Europe-wide project to survey traffic using in-home sensors

Posted: 20 January 2020 |

The project aims to empower citizens to take a leading role in the production of data, evidence and knowledge around mobility in their own neighbourhoods, and at street level.


Traffic sensors are being set up in homes in five cities across Europe in a bid to learn more about traffic flow.

The project, titled called Citizens Observing UrbaN Transport (WeCount), is part of Horizon 2020, a European Commission-funded research project into sustainable economic growth. WeCount began in December 2019 and will run for two years.

The project will follow participatory citizen science methods to co-create and use innovative low cost, automated, road traffic counting sensors and multi-stakeholder engagement mechanisms in five pilots in Madrid, Ljubljana, Dublin, Cardiff and Leuven.

Following this approach, the researchers aim to be able to quantify local road transport (cars, Heavy Goods Vehicles, active travel modes and speed), produce scientific knowledge in the field of mobility and environmental pollution, and co-design informed solutions to tackle a variety of road transport challenges.

The project also aims to provide cost-effective data for local authorities, at a far greater temporal and spatial scale than what would be possible in classic traffic counting campaigns, designed to open up new opportunities for transportation policy making and research.

By putting citizens at the heart of the innovation process, the project seeks to overcome existing technological and societal challenges so that citizens can champion a new perspective on road transport that take into account their own concerns in pursuit of better quality of life and more equitable, healthy futures.

Professor Enda Hayes from the University of the West of England, Bristol, who is helping run the survey, said: “Our data will be uploaded to the cloud so it can be seen by anyone, be that private citizens, the local council or NGOs.

“The evidence can be used in a number of initiatives relating to things like speed, noise, air pollution, safety and active travel.

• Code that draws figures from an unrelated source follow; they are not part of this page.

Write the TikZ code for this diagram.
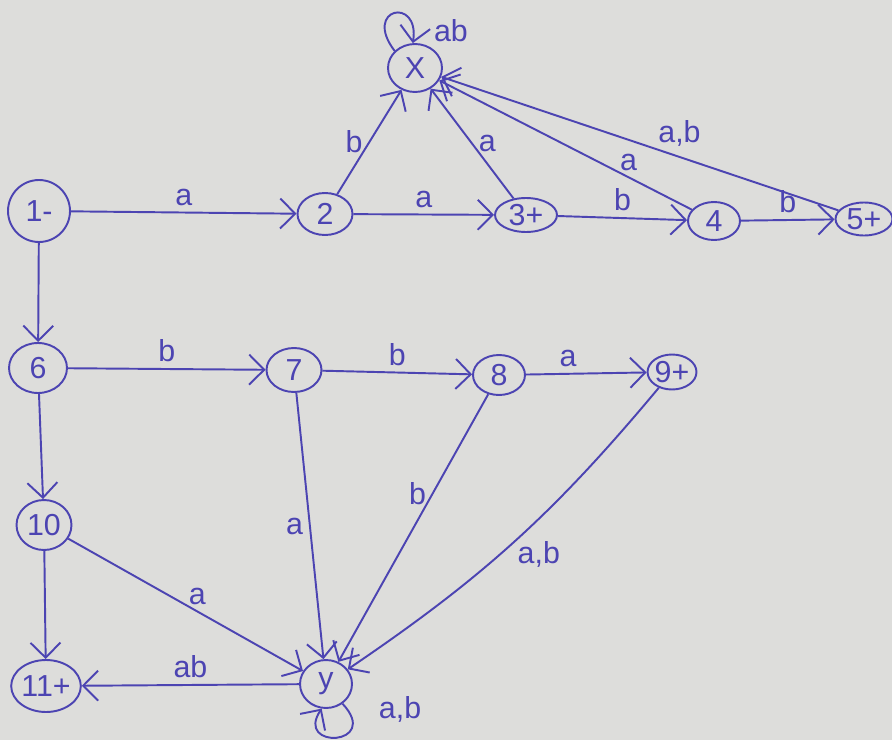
\documentclass[tikz,border=0pt]{standalone}
\usepackage{fontspec}
\setmainfont{Liberation Sans}
\usepackage{xcolor}
\usetikzlibrary{arrows.meta,shapes.geometric}
\definecolor{ink}{RGB}{76,68,178}
\definecolor{paper}{RGB}{221,221,219}

\begin{document}
\begin{tikzpicture}[x=0.02cm, y=-0.02cm,
  state/.style={draw=ink, ellipse, line width=1.1pt, inner sep=0pt,
    font=\LARGE, text=ink},
  arr/.style={-{Straight Barb[length=3mm]}, line width=1.1pt, draw=ink},
  lbl/.style={font=\LARGE, text=ink}
]
\useasboundingbox (0,0) rectangle (892,740);
\fill[paper] (0,0) rectangle (892,740);

\node[state, minimum width=1.24cm, minimum height=1.24cm] (s1) at (39,211) {1-};
\node[state, minimum width=1.08cm, minimum height=0.96cm] (sX) at (415,68) {X};
\node[state, minimum width=1.1cm, minimum height=0.84cm] (s2) at (325,214) {2};
\node[state, minimum width=1.24cm, minimum height=0.68cm] (s3) at (526,215) {3+};
\node[state, minimum width=1.04cm, minimum height=0.76cm] (s4) at (714,221) {4};
\node[state, minimum width=1.14cm, minimum height=0.66cm] (s5) at (864,219) {5+};
\node[state, minimum width=1.16cm, minimum height=1.0cm] (s6) at (38,368) {6};
\node[state, minimum width=1.1cm, minimum height=0.88cm] (s7) at (294,370) {7};
\node[state, minimum width=1.04cm, minimum height=0.8cm] (s8) at (499,375) {8};
\node[state, minimum width=0.9cm, minimum height=0.7cm] (s9) at (672,372) {9+};
\node[state, minimum width=1.1cm, minimum height=1.0cm] (s10) at (44,525) {10};
\node[state, minimum width=1.3cm, minimum height=1.04cm] (s11) at (46,686) {11+};
\node[state, minimum width=1.04cm, minimum height=0.96cm] (sy) at (326,684) {y};

% top row
\draw[arr] (s1) -- (s2) node[lbl, midway, above] {a};
\draw[arr] (s2) -- (s3) node[lbl, midway, above] {a};
\draw[arr] (s3) -- (s4) node[lbl, midway, above] {b};
\draw[arr] (s4) -- (s5) node[lbl, midway, above] {b};
\draw[arr] (s2) -- (sX) node[lbl, midway, left] {b};
\draw[arr] (s3) -- (sX) node[lbl, midway, right] {a};
\draw[arr] (s4) -- (sX) node[lbl, pos=0.25, above] {a};
\draw[arr] (s5) -- (sX) node[lbl, pos=0.4, above=2pt] {a,b};
\draw[arr] (sX.140) .. controls (362,8) and (420,-4) .. (sX.95)
  node[lbl, pos=0.9, right=8pt] {ab};

% middle row
\draw[arr] (s1) -- (s6);
\draw[arr] (s6) -- (s7) node[lbl, midway, above] {b};
\draw[arr] (s7) -- (s8) node[lbl, midway, above] {b};
\draw[arr] (s8) -- (s9) node[lbl, pos=0.35, above] {a};

% bottom part
\draw[arr] (s6) -- (s10);
\draw[arr] (s10) -- (s11);
\draw[arr] (s10) -- (sy) node[lbl, pos=0.55, above] {a};
\draw[arr] (s7) -- (sy) node[lbl, midway, left] {a};
\draw[arr] (s8) -- (sy) node[lbl, pos=0.37, left] {b};
\draw[arr] (s9) to[bend left=8] node[lbl, pos=0.55, right=6pt] {a,b} (sy);
\draw[arr] (sy) -- (s11) node[lbl, midway, above] {ab};
\draw[arr] (sy.-50) .. controls (382,746) and (294,750) .. (sy.-100)
  node[lbl, pos=0.05, right=14pt] {a,b};
\end{tikzpicture}
\end{document}
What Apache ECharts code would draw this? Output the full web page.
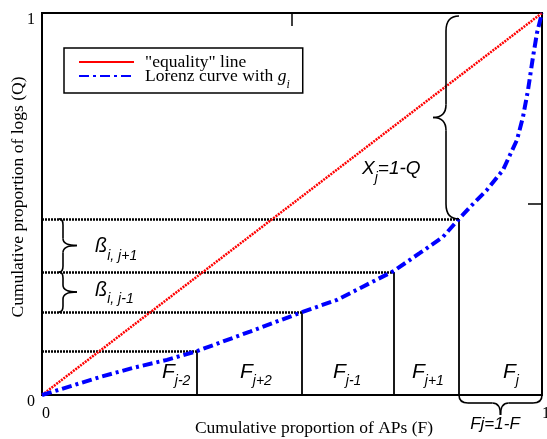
<!DOCTYPE html>
<html><head><meta charset="utf-8">
<script src="https://cdn.jsdelivr.net/npm/echarts@6/dist/echarts.min.js"></script>
<style>html,body{margin:0;padding:0;background:#fff}#c{width:547px;height:439px}</style>
</head><body><div id="c"></div>
<script>
// ---------- data ----------
const equalityF = [0, 1];
const equalityQ = [0, 1];
const curveF = [0, 0.116, 0.182, 0.25, 0.31, 0.416, 0.52, 0.59, 0.656, 0.704, 0.756, 0.802, 0.834, 0.856, 0.89, 0.922, 0.95, 0.962, 0.972, 0.982, 0.99, 1];
const curveQ = [0, 0.047, 0.071, 0.092, 0.115, 0.166, 0.217, 0.249, 0.293, 0.325, 0.372, 0.414, 0.461, 0.492, 0.537, 0.589, 0.668, 0.728, 0.798, 0.885, 0.948, 1];
const stepF = [0.31, 0.52, 0.704, 0.834];
const stepQ = [0.115, 0.217, 0.322, 0.461];
const xTicks = [0, 1];
const yTicks = [0, 1];
const xAxisTitle = 'Cumulative proportion of APs (F)';
const yAxisTitle = 'Cumulative proportion of logs (Q)';
const legendNames = ['"equality" line', 'Lorenz curve with gi'];
// braces: [F1, Q1, F2, Q2]
const braceSpans = [
  [0.034, 0.461, 0.034, 0.322],
  [0.034, 0.322, 0.034, 0.217],
  [0.834, 0.992, 0.834, 0.461],
  [0.834, 0, 1, 0]
];
// annotation labels: text + anchor [F, Q]
const annoTexts = [
  '{m|F}{s|j-2}', '{m|F}{s|j+2}', '{m|F}{s|j-1}', '{m|F}{s|j+1}', '{m|F}{s|j}',
  '{b|ß}{s|i, j+1}', '{b|ß}{s|i, j-1}', '{x|X}{s|j}{x|=1-Q}', '{f|Fj=1-F}'
];
const annoF = [0.24, 0.396, 0.582, 0.74, 0.922, 0.106, 0.106, 0.64, 0.906];
const annoQ = [0.06, 0.06, 0.06, 0.06, 0.06, 0.388, 0.275, 0.592, -0.076];

// ---------- styles ----------
const SERIF = 'Liberation Serif';
const SANS = 'Liberation Sans';
const braceStyle = [
  {n: [1, 0], r: 4, d: 18, a: 6, b: 7},
  {n: [1, 0], r: 4, d: 18, a: 6, b: 7},
  {n: [-1, 0], r: 13, d: 26, a: 15, b: 13},
  {n: [0, 1], r: 8, d: 20, a: 9, b: 8}
];
const annoAlign = ['left','left','left','left','left','left','left','left','center'];

const chart = echarts.init(document.getElementById('c'), null, {renderer: 'canvas'});

function braceRender(params, api) {
  const st = braceStyle[params.dataIndex];
  const p1 = api.coord([api.value(0), api.value(1)]);
  const p2 = api.coord([api.value(2), api.value(3)]);
  const dx = p2[0] - p1[0], dy = p2[1] - p1[1];
  const L = Math.sqrt(dx * dx + dy * dy);
  const t = [dx / L, dy / L];
  const n = st.n;
  const P = (u, v) => [p1[0] + u * t[0] + v * n[0], p1[1] + u * t[1] + v * n[1]];
  const {r, d, a, b} = st;
  const h = L / 2;
  const q = (s, c, e) => {
    const S = P(s[0], s[1]), C = P(c[0], c[1]), E = P(e[0], e[1]);
    return {type: 'bezierCurve', shape: {x1: S[0], y1: S[1], cpx1: C[0], cpy1: C[1], x2: E[0], y2: E[1]},
      style: {stroke: '#000', lineWidth: 1.6, fill: null}};
  };
  const l = (s, e) => {
    const S = P(s[0], s[1]), E = P(e[0], e[1]);
    return {type: 'line', shape: {x1: S[0], y1: S[1], x2: E[0], y2: E[1]}, style: {stroke: '#000', lineWidth: 1.6}};
  };
  return {type: 'group', children: [
    q([0, 0], [0, r], [a, r]),
    l([a, r], [h - b, r]),
    q([h - b, r], [h, r], [h, d]),
    q([h, d], [h, r], [h + b, r]),
    l([h + b, r], [L - a, r]),
    q([L - a, r], [L, r], [L, 0])
  ]};
}

const richAnno = {
  m: {fontFamily: SANS, fontStyle: 'italic', fontSize: 21, lineHeight: 32, verticalAlign: 'middle', color: '#000'},
  b: {fontFamily: SANS, fontStyle: 'italic', fontSize: 20, lineHeight: 32, verticalAlign: 'middle', color: '#000'},
  x: {fontFamily: SANS, fontStyle: 'italic', fontSize: 19, lineHeight: 32, verticalAlign: 'middle', color: '#000'},
  s: {fontFamily: SANS, fontStyle: 'italic', fontSize: 14, lineHeight: 12, verticalAlign: 'bottom', color: '#000'},
  f: {fontFamily: SANS, fontStyle: 'italic', fontSize: 17, lineHeight: 20, verticalAlign: 'middle', color: '#000'}
};

function annoRender(params, api) {
  const p = api.coord([api.value(0), api.value(1)]);
  return {type: 'text', x: p[0], y: p[1], style: {
    text: annoTexts[params.dataIndex], rich: richAnno,
    align: annoAlign[params.dataIndex], verticalAlign: 'middle', fill: '#000'
  }};
}

const option = {
  animation: false,
  backgroundColor: '#fff',
  grid: {left: 42, right: 5, top: 13, bottom: 44, containLabel: false, outerBoundsMode: 'none',
    show: true, borderColor: '#000', borderWidth: 2, backgroundColor: 'transparent'},
  legend: {
    left: 64, top: 48, orient: 'vertical', padding: [5, 13, 2, 14], itemGap: -4,
    itemWidth: 55, itemHeight: 14, borderColor: '#000', borderWidth: 1.5, backgroundColor: '#fff',
    itemStyle: {opacity: 0},
    data: [{name: legendNames[0], lineStyle: {type: 'solid', width: 2}}, {name: legendNames[1]}],
    formatter: name => name === legendNames[1] ? 'Lorenz curve with {g|g}{i|i}' : name,
    textStyle: {fontFamily: SERIF, fontSize: 17.5, color: '#000', lineHeight: 14, padding: [0, 0, 0, 6],
      rich: {
        g: {fontFamily: SERIF, fontStyle: 'italic', fontSize: 17.5, lineHeight: 14, verticalAlign: 'middle', color: '#000'},
        i: {fontFamily: SERIF, fontStyle: 'italic', fontSize: 12, lineHeight: 4, verticalAlign: 'top', padding: [10, 0, 0, 0], color: '#000'}
      }}
  },
  xAxis: [{
    type: 'value', min: 0, max: 1, interval: 1,
    name: xAxisTitle, nameLocation: 'middle', nameGap: 24, nameMoveOverlap: false,
    nameTextStyle: {fontFamily: SERIF, fontSize: 17.5, color: '#000', padding: [0, 0, 0, 44]},
    axisLine: {show: true, onZero: false, lineStyle: {color: '#000', width: 2}},
    axisTick: {show: false}, splitLine: {show: false},
    axisLabel: {align: 'left', margin: 11, fontFamily: SERIF, fontSize: 16, color: '#000',
      formatter: v => String(xTicks[xTicks.indexOf(v)])}
  }, {
    type: 'value', position: 'top', min: 0, max: 1, interval: 0.5,
    axisLine: {show: false, onZero: false}, axisTick: {show: true, inside: true, length: 13, lineStyle: {color: '#000', width: 1.5}},
    axisLabel: {show: false}, splitLine: {show: false}
  }],
  yAxis: [{
    type: 'value', min: 0, max: 1, interval: 1,
    name: yAxisTitle, nameLocation: 'middle', nameGap: 15, nameMoveOverlap: false,
    nameTextStyle: {fontFamily: SERIF, fontSize: 17.5, color: '#000', padding: [0, 0, 0, 14]},
    axisLine: {show: true, onZero: false, lineStyle: {color: '#000', width: 2}},
    axisTick: {show: false}, splitLine: {show: false},
    axisLabel: {margin: 7, fontFamily: SERIF, fontSize: 16, color: '#000', verticalAlign: 'top', lineHeight: 14,
      formatter: v => String(yTicks[yTicks.indexOf(v)])}
  }, {
    type: 'value', position: 'right', min: 0, max: 1, interval: 0.5,
    axisLine: {show: false, onZero: false}, axisTick: {show: true, inside: true, length: 14, lineStyle: {color: '#000', width: 1.5}},
    axisLabel: {show: false}, splitLine: {show: false}
  }],
  series: [
    {
      type: 'lines', coordinateSystem: 'cartesian2d', silent: true, z: 2,
      data: stepF.map((f, i) => ({coords: [[0, stepQ[i]], [f, stepQ[i]]]})),
      lineStyle: {color: '#000', width: 2.5, type: [2, 1], opacity: 1, curveness: 0}
    },
    {
      type: 'lines', coordinateSystem: 'cartesian2d', silent: true, z: 2,
      data: stepF.map((f, i) => ({coords: [[f, stepQ[i]], [f, 0]]})),
      lineStyle: {color: '#000', width: 1.8, type: 'solid', opacity: 1, curveness: 0}
    },
    {
      name: legendNames[0], type: 'line', symbol: 'none', z: 3,
      data: equalityF.map((f, i) => [f, equalityQ[i]]),
      lineStyle: {color: '#ff0000', width: 2.5, type: [2, 1]}, itemStyle: {color: '#ff0000'}
    },
    {
      name: legendNames[1], type: 'line', symbol: 'none', z: 4,
      data: curveF.map((f, i) => [f, curveQ[i]]),
      lineStyle: {color: '#0000ff', width: 4, type: [10, 4, 3, 4]}, itemStyle: {color: '#0000ff'}
    },
    {
      type: 'custom', silent: true, z: 5, renderItem: braceRender,
      data: braceSpans
    },
    {
      type: 'custom', silent: true, z: 6, renderItem: annoRender,
      data: annoF.map((f, i) => [f, annoQ[i]])
    }
  ]
};
chart.setOption(option);
</script>
</body></html>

Hopefully it will place citizens in the centre of the debates on these issues.

“The sensor components are made by Raspberry Pi, standard hardware that’s available off the shelf. They are powered by a micro USB port, and it will connect to the WiFi in the person’s home, just like any smartphone or computer. Data is published hourly but the exact location of the sensor is not given, just the road it is on.”

Anyone can log on and see how many vehicles, pedestrians and cyclists have passed a certain point in the past hour.

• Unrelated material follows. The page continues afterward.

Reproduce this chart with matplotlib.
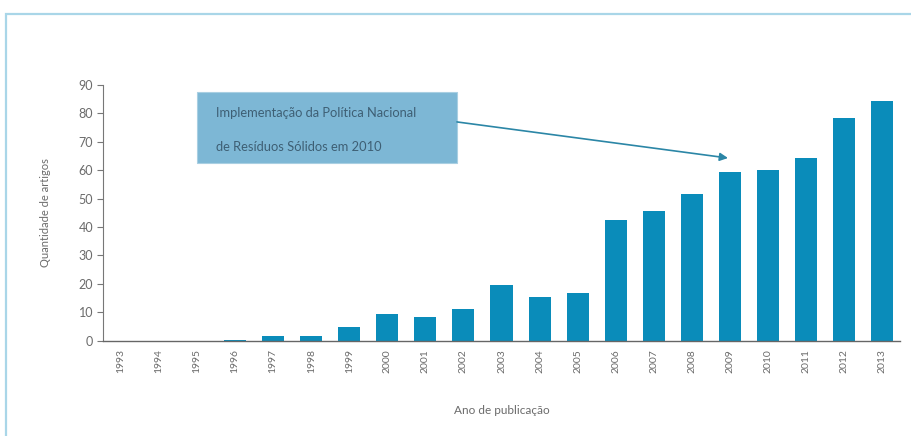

Hayes said that while the overall goal is reducing air pollution, there will also be other focuses in individual cities. “In Cardiff we’re aiming to put some near schools to study issues around the school run,” he said. “We’ll also be putting sensors on roads the council have already marked as problematic from a transport point of view.

“Overall we want to go beyond just data gathering. We want to turn these ‘citizen scientists’ into advocates who will use the data to work with employers, schools and local transport authorities to help drive forward healthier cities and healthier planning.”